Paris Olympics is chance to celebrate UK and bring nation together, Gabby Logan says

Presenter says Games could be time to appreciate ‘steadier’ nature of British politics amid political upheaval in Europe
  
  

Gabby Logan
Gabby Logan, who will lead the BBC’s presenting team in Paris with Clare Balding and Mark Chapman, praised organisers’ attempt to produce the ‘greenest ever Games’. Photograph: Sam Riley/BBC.

The Paris Olympics will provide a moment to celebrate modern Britain and bring the nation together, Gabby Logan has said.

Speaking before the opening of the 33rd summer Olympic Games in Paris on Friday, the presenter said the Games could be a time to appreciate the “steadier” nature of British politics, which had not had to face down the far right as France did in elections held weeks before the Olympics.

“The election has shown us that we’re not going in the same direction as a lot of countries in Europe at the moment. And I think for all of us [in the UK, it’s] a moment where we go: ‘OK, we’re perhaps taking this a bit steadier than some countries are.’”

Logan, who will lead the BBC’s presenting team in Paris with Clare Balding and Mark Chapman, added: “When the GB team walks into the stadium, it will reflect modern Britain and it will look like our towns and cities and I think that’s really important … In our team, we see a unifying of our country, so hopefully France will enjoy that moment of unity too.”

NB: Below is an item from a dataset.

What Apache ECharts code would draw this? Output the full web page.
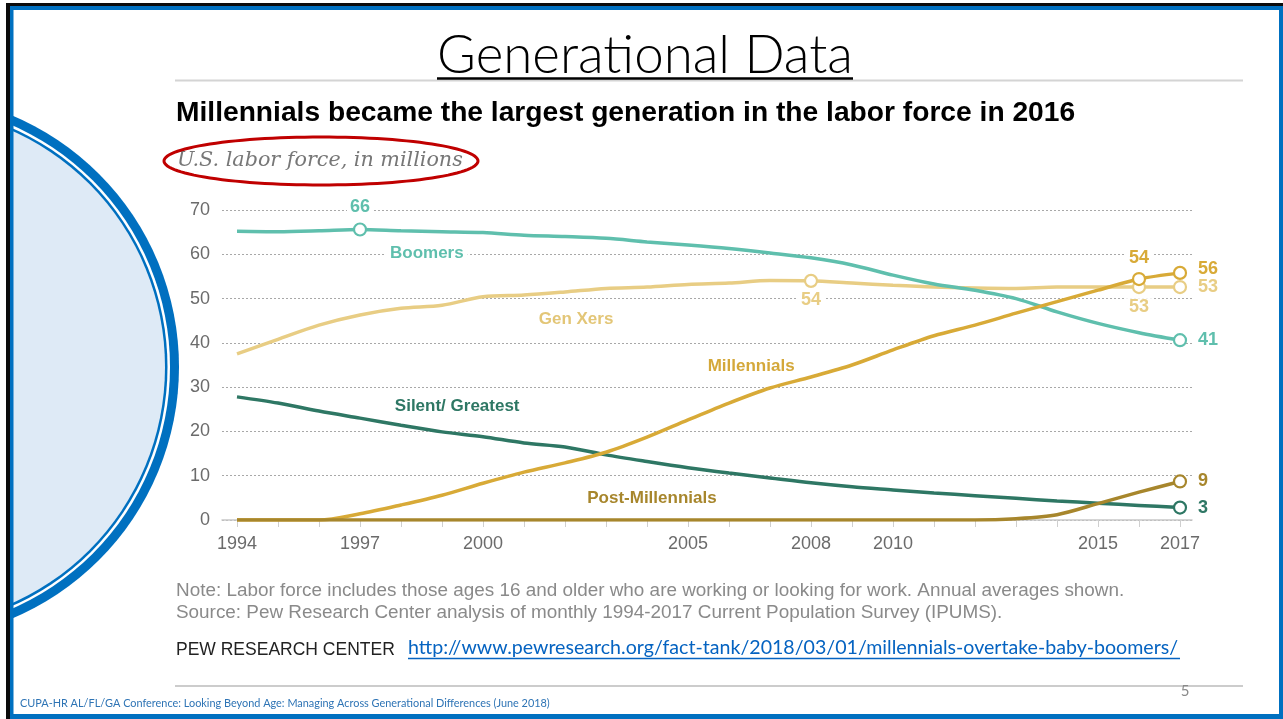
<!DOCTYPE html>
<html>
<head>
<meta charset="utf-8">
<script src="https://cdn.jsdelivr.net/npm/echarts@6/dist/echarts.min.js"></script>
<style>
html,body{margin:0;padding:0;background:#fff;}
#c{width:1283px;height:719px;}
</style>
</head>
<body>
<div id="c"></div>
<script>
// ---------------- DATA ----------------
const years = [1994,1995,1996,1997,1998,1999,2000,2001,2002,2003,2004,2005,2006,2007,2008,2009,2010,2011,2012,2013,2014,2015,2016,2017];
const boomers      = [65.2,65.1,65.3,65.6,65.3,65.1,64.9,64.3,64.0,63.6,62.8,62.1,61.3,60.3,59.2,57.6,55.3,53.3,51.9,50.0,47.0,44.4,42.3,40.6];
const genXers      = [37.5,40.8,44.0,46.3,47.8,48.5,50.4,50.8,51.5,52.3,52.6,53.2,53.5,54.1,54.0,53.5,53.0,52.6,52.4,52.3,52.6,52.6,52.6,52.6];
const millennials  = [0,0,0,1.4,3.4,5.6,8.3,10.8,12.9,15.3,18.7,22.6,26.4,29.8,32.3,35.0,38.4,41.6,44.0,46.7,49.3,51.9,54.4,55.8];
const silent       = [27.8,26.4,24.6,23.0,21.4,19.9,18.8,17.4,16.5,14.7,13.2,11.8,10.6,9.5,8.4,7.5,6.8,6.1,5.5,4.9,4.3,3.8,3.3,2.8];
const postMill     = [0,0,0,0,0,0,0,0,0,0,0,0,0,0,0,0,0,0,0,0.3,1.2,3.7,6.3,8.7];
const seriesNames  = ['Boomers','Gen Xers','Millennials','Silent/ Greatest','Post-Millennials'];
const labeledYears = [1994,1997,2000,2005,2008,2010,2015,2017];
const yTicks       = [0,10,20,30,40,50,60,70];

// --------------- STYLE / LAYOUT ---------------
const SANS = "'Liberation Sans', Arial, sans-serif";
const C = {
  boomers:'#5fbfad', genx:'#e8cd84', mill:'#d8aa37', post:'#a7862c', silent:'#2e7764'
};

function fit(text, style, family, target){
  const cv = document.createElement('canvas').getContext('2d');
  cv.font = style + ' 100px ' + family;
  const w = cv.measureText(text).width;
  return Math.round(100*target/w*10)/10;
}

function lineSeries(name, values, color, marks, z, nameLabel){
  return {
    type:'line', name:name, xAxisIndex:0, yAxisIndex:0, smooth:0.3, symbol:'none', z:z,
    silent:true, animation:false,
    lineStyle:{color:color, width:3.5},
    itemStyle:{color:'#fff', borderColor:color, borderWidth:2.2},
    emphasis:{disabled:true},
    data: years.map(function(y,i){
      const m = marks.find(function(mm){return mm.year===y;});
      if(!m) return [y, values[i]];
      return {
        value:[y, values[i]], symbol:'circle', symbolSize:12,
        label:{show:true, position:m.pos, distance:m.dist==null?5:m.dist, offset:m.offset||[0,0],
          formatter:String(Math.round(values[i])), color:m.color||color, fontSize:18, fontWeight:'bold',
          fontFamily:SANS, backgroundColor:'#fff', padding:[0,3]}
      };
    }),
    markPoint:{
      silent:true, symbol:'circle', symbolSize:0, animation:false,
      data:[{coord:nameLabel.coord, label:{show:true, position:'inside', formatter:nameLabel.text,
        color:nameLabel.color||color, fontSize:17, fontWeight:'bold', fontFamily:SANS,
        backgroundColor:'#fff', padding:[1,4]}}]
    }
  };
}

const chart = echarts.init(document.getElementById('c'), null, {renderer:'canvas'});

// decorative texts sizes fitted to reference widths
const fsSlide = fit('Generational Data', '300', 'Lato', 416);
const fsTitle = fit('Millennials became the largest generation in the labor force in 2016', 'bold', SANS, 900);
const fsSub = fit('U.S. labor force, in millions', 'italic', "'DejaVu Serif'", 286);
const note1 = 'Note: Labor force includes those ages 16 and older who are working or looking for work. Annual averages shown.';
const note2 = 'Source: Pew Research Center analysis of monthly 1994-2017 Current Population Survey (IPUMS).';
const fsNote = fit(note1, '', SANS, 951);
const fsPew = fit('PEW RESEARCH CENTER', '', SANS, 219);
const link = 'http://www.pewresearch.org/fact-tank/2018/03/01/millennials-overtake-baby-boomers/';
const fsLink = fit(link, '', 'Lato', 772);
const footer = 'CUPA-HR AL/FL/GA Conference: Looking Beyond Age: Managing Across Generational Differences (June 2018)';
const fsFoot = fit(footer, '', 'Lato', 530);

// ellipse points
const ell = [];
for(let k=0;k<120;k++){const t=k/120*Math.PI*2; ell.push([321+157*Math.cos(t), 161+24*Math.sin(t)]);}

const CX=-94, CY=367;

const option = {
  animation:false,
  backgroundColor:'#fff',
  grid:[
    {left:237, right:103, top:210, bottom:199},
    {left:222, right:91, top:210, bottom:199}
  ],
  xAxis:[
    {type:'value', gridIndex:0, min:1994, max:2017, interval:1,
     axisLine:{show:false},
     axisTick:{show:true, length:7, lineStyle:{color:'#cfcfcf', width:1}},
     splitLine:{show:false},
     axisLabel:{show:true, margin:15, color:'#6b6b6b', fontSize:18, fontFamily:SANS, showMinLabel:true, showMaxLabel:true,
       formatter:function(v){return labeledYears.indexOf(v)>=0?String(v):'';}}},
    {type:'value', gridIndex:1, min:0, max:1,
     axisLine:{show:true, lineStyle:{color:'#c8c8c8', width:1.5}},
     axisTick:{show:false}, axisLabel:{show:false}, splitLine:{show:false}}
  ],
  yAxis:[
    {type:'value', gridIndex:0, min:0, max:70, interval:10, show:false, splitLine:{show:false}},
    {type:'value', gridIndex:1, min:0, max:70, interval:10,
     axisLine:{show:false}, axisTick:{show:false},
     axisLabel:{color:'#6b6b6b', fontSize:18, fontFamily:SANS, margin:12,
       formatter:function(v){return yTicks.indexOf(v)>=0?String(v):'';}},
     splitLine:{show:true, lineStyle:{color:'#a8a8a8', type:[2,2], width:1}}}
  ],
  series:[
    lineSeries('Gen Xers', genXers, C.genx,
      [{year:2008,pos:'bottom',dist:3},{year:2016,pos:'bottom',dist:4},{year:2017,pos:'right',dist:8}], 3,
      {coord:[2002.27,45.4], text:seriesNames[1], color:'#e3c677'}),
    lineSeries('Boomers', boomers, C.boomers,
      [{year:1997,pos:'top',dist:6},{year:2017,pos:'right',dist:8}], 4,
      {coord:[1998.63,60.3], text:seriesNames[0]}),
    lineSeries('Silent/Greatest', silent, C.silent,
      [{year:2017,pos:'right',dist:8}], 5,
      {coord:[1999.37,25.7], text:seriesNames[3]}),
    lineSeries('Millennials', millennials, C.mill,
      [{year:2016,pos:'top',dist:5},{year:2017,pos:'right',dist:8,offset:[0,-4]}], 6,
      {coord:[2006.54,34.8], text:seriesNames[2], color:'#d4a83a'}),
    lineSeries('Post-Millennials', postMill, C.post,
      [{year:2017,pos:'right',dist:8}], 7,
      {coord:[2004.12,5.0], text:seriesNames[4]})
  ],
  graphic:[
    // left decorative half circle
    {type:'circle', silent:true, z:1, shape:{cx:CX, cy:CY, r:273}, style:{fill:'#0070c0'}},
    {type:'circle', silent:true, z:1, shape:{cx:CX, cy:CY, r:264}, style:{fill:'#ffffff'}},
    {type:'circle', silent:true, z:1, shape:{cx:CX, cy:CY, r:261.5}, style:{fill:'#0070c0'}},
    {type:'circle', silent:true, z:1, shape:{cx:CX, cy:CY, r:259}, style:{fill:'#deeaf6'}},
    {type:'rect', silent:true, z:1, shape:{x:0, y:0, width:6, height:719}, style:{fill:'#fff'}},
    // frame
    {type:'rect', silent:true, z:1, shape:{x:6, y:3, width:1277, height:3}, style:{fill:'#0b0b0b'}},
    {type:'rect', silent:true, z:1, shape:{x:6, y:3, width:4, height:716}, style:{fill:'#0b0b0b'}},
    {type:'rect', silent:true, z:1, shape:{x:10, y:6, width:1273, height:4}, style:{fill:'#0070c0'}},
    {type:'rect', silent:true, z:1, shape:{x:10, y:6, width:3.5, height:713}, style:{fill:'#0070c0'}},
    {type:'rect', silent:true, z:1, shape:{x:1279, y:6, width:4, height:713}, style:{fill:'#0070c0'}},
    {type:'rect', silent:true, z:1, shape:{x:10, y:714, width:1273, height:5}, style:{fill:'#0070c0'}},
    // slide title
    {type:'line', silent:true, z:1, shape:{x1:175, y1:80.5, x2:1243, y2:80.5}, style:{stroke:'#d4d4d4', lineWidth:2}},
    {type:'text', silent:true, z:2, x:645, y:82, style:{text:'Generational Data', font:'300 '+fsSlide+'px Lato', fill:'#000', textAlign:'center', textVerticalAlign:'bottom', align:'center', verticalAlign:'bottom'}},
    {type:'line', silent:true, z:2, shape:{x1:437, y1:78.5, x2:853, y2:78.5}, style:{stroke:'#000', lineWidth:2.5}},
    // chart titles
    {type:'text', silent:true, z:2, x:176, y:113, style:{text:'Millennials became the largest generation in the labor force in 2016', font:'bold '+fsTitle+'px '+SANS, fill:'#000', textAlign:'left', textVerticalAlign:'middle', align:'left', verticalAlign:'middle'}},
    {type:'text', silent:true, z:2, x:177, y:161, style:{text:'U.S. labor force, in millions', font:'italic '+fsSub+"px 'DejaVu Serif'", fill:'#777', textAlign:'left', textVerticalAlign:'middle', align:'left', verticalAlign:'middle'}},
    {type:'polygon', silent:true, z:2, shape:{points:ell, smooth:0}, style:{fill:'none', stroke:'#c00000', lineWidth:3}},
    // notes
    {type:'text', silent:true, z:2, x:176, y:591, style:{text:note1, font:fsNote+'px '+SANS, fill:'#8a8a8a', textAlign:'left', textVerticalAlign:'middle', align:'left', verticalAlign:'middle'}},
    {type:'text', silent:true, z:2, x:176, y:613, style:{text:note2, font:fsNote+'px '+SANS, fill:'#8a8a8a', textAlign:'left', textVerticalAlign:'middle', align:'left', verticalAlign:'middle'}},
    {type:'text', silent:true, z:2, x:176, y:650, style:{text:'PEW RESEARCH CENTER', font:fsPew+'px '+SANS, fill:'#222', textAlign:'left', textVerticalAlign:'middle', align:'left', verticalAlign:'middle'}},
    {type:'text', silent:true, z:2, x:408, y:648, style:{text:link, font:fsLink+'px Lato', fill:'#0563c1', textAlign:'left', textVerticalAlign:'middle', align:'left', verticalAlign:'middle'}},
    {type:'line', silent:true, z:2, shape:{x1:408, y1:658.5, x2:1180, y2:658.5}, style:{stroke:'#0563c1', lineWidth:1.5}},
    // footer
    {type:'line', silent:true, z:1, shape:{x1:175, y1:686, x2:1243, y2:686}, style:{stroke:'#cccccc', lineWidth:2}},
    {type:'text', silent:true, z:2, x:1185, y:691, style:{text:'5', font:'15px Lato', fill:'#8a8a8a', textAlign:'center', textVerticalAlign:'middle', align:'center', verticalAlign:'middle'}},
    {type:'text', silent:true, z:2, x:20, y:703, style:{text:footer, font:fsFoot+'px Lato', fill:'#2e74b5', textAlign:'left', textVerticalAlign:'middle', align:'left', verticalAlign:'middle'}}
  ]
};
chart.setOption(option);
</script>
</body>
</html>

Asked if the Olympics could mark a period of more constructive discourse, Logan said: I just feel like we’re coming into calmer waters and people can hopefully put big differences aside and work together.”

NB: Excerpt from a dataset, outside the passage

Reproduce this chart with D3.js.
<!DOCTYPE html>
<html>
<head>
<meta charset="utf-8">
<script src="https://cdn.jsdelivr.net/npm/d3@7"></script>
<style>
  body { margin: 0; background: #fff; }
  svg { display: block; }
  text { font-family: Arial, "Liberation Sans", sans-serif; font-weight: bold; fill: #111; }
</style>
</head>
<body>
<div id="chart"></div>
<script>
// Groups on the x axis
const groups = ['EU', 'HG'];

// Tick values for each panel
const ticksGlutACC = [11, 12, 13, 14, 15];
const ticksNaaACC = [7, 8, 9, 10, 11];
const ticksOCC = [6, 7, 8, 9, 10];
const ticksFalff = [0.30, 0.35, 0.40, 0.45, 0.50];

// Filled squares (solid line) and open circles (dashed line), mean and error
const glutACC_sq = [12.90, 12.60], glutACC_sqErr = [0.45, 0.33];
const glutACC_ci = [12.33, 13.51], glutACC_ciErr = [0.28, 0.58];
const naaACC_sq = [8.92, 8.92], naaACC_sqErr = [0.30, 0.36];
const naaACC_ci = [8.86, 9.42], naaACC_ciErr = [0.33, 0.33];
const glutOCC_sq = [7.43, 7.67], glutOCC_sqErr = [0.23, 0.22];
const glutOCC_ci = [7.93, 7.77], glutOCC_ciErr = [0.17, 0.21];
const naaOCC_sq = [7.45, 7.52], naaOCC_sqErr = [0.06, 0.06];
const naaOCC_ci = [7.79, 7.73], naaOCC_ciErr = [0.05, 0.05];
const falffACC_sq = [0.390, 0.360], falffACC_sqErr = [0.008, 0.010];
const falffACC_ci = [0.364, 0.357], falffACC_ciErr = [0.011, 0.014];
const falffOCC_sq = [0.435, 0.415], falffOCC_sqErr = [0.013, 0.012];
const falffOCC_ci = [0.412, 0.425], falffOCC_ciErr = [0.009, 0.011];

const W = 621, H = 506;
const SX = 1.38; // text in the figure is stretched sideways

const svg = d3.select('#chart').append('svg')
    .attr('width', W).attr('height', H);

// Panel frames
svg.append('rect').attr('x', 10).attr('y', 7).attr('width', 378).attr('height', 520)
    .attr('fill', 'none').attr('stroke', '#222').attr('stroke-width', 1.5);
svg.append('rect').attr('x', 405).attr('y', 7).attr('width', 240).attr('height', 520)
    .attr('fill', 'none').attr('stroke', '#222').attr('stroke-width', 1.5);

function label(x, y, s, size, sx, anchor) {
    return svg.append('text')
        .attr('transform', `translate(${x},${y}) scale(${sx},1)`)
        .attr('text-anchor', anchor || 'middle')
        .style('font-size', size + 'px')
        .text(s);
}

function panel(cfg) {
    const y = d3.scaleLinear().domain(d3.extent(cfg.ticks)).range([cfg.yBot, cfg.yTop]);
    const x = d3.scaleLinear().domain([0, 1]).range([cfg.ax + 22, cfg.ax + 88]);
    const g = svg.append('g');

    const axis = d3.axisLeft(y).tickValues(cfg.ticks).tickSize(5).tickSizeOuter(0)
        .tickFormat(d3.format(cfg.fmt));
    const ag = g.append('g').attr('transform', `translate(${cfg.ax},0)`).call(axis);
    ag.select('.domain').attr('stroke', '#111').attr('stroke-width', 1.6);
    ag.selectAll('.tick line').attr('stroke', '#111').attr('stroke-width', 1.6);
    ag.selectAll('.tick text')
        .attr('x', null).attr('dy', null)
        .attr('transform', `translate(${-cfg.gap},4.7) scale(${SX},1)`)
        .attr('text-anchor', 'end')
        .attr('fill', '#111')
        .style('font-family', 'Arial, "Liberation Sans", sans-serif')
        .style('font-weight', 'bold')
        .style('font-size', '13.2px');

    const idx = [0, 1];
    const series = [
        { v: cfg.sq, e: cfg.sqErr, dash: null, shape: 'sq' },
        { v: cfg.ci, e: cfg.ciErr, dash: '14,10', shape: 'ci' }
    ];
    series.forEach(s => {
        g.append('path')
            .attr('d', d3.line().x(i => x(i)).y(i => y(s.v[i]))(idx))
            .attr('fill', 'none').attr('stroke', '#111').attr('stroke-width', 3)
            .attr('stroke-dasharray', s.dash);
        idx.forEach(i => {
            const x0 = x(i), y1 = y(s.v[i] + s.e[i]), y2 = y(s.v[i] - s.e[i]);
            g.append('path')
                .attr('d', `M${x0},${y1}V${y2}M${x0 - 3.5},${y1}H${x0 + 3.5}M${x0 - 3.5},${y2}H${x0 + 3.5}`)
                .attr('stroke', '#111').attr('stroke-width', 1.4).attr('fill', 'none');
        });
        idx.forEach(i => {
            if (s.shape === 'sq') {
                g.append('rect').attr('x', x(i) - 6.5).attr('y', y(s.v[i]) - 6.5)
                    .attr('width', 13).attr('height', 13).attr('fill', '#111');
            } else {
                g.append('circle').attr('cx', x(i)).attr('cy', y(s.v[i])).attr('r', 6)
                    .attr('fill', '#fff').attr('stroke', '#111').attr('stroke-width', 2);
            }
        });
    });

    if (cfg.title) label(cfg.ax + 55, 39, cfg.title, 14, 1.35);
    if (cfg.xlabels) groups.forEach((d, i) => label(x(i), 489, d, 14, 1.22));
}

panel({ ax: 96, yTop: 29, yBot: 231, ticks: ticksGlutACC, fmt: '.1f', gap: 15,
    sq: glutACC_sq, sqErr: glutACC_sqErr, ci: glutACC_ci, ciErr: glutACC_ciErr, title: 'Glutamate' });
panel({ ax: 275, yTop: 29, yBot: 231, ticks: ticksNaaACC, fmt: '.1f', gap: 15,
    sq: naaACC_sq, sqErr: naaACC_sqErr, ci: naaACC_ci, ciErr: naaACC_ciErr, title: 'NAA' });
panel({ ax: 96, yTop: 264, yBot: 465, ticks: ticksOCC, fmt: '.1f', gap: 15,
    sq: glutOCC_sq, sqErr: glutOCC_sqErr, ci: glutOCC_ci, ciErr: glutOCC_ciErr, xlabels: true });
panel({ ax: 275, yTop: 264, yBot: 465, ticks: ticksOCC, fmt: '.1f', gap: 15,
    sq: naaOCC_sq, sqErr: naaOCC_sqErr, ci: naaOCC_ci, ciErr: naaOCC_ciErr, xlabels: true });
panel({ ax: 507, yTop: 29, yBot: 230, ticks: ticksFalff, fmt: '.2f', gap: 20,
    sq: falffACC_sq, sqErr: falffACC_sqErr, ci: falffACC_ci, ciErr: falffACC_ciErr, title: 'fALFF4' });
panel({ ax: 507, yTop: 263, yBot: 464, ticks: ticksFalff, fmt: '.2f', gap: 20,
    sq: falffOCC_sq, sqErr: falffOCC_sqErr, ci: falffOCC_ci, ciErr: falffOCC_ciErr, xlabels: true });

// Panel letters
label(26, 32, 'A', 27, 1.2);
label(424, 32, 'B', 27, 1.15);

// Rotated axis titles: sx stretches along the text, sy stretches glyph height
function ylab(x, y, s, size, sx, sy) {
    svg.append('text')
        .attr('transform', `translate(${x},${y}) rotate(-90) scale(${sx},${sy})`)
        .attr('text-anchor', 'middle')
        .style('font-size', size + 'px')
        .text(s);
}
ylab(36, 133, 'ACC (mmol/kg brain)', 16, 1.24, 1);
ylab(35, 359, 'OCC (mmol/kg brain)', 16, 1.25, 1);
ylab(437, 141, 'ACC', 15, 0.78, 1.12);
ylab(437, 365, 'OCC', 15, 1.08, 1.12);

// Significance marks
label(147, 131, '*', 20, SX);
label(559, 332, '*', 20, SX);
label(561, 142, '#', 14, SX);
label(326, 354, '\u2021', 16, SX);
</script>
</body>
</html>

Logan said she was looking forward to going to Paris, which is hosting the event for the first time since 1924, adding that the backdrop to the events was likely to be “one of the stars”. She also praised organisers for attempting to produce the “greenest ever Games”, with half the carbon footprint of London 2012, comparing the decision to host most of the events in existing venues with Qatar’s decision to build seven new stadiums for the 2022 World Cup.

“The worst example of [building for the sake of it] was the Qatar World Cup, I just felt quite sick the whole time looking around at all these stadiums thinking ‘what are you going to do with all these stadiums?’,” she said.

Asked if the way stadiums were constructed – the Guardian revealed that more than 6,500 migrant workers had died in Qatar since it won the right to host the World Cup in 2011 – was also in her thoughts, she said: “There was a whole other backdrop there as well. But I think from an environmental point of view, we’re going have to think about sustainability and I think Paris is using a lot of it’s old buildings brilliantly.”

With the Games happening in a similar time zone to the UK for the first time since London 2012 and an estimated 500,000 tickets sold in the UK – the second largest behind France – Logan said the Olympics would “bring the summer” to people at home and in the host country.

“It will bring emotion. It will make us smile, it will make us cry,” she said. “It’ll make us laugh hopefully as well and inspire us so, yeah, bring it on.”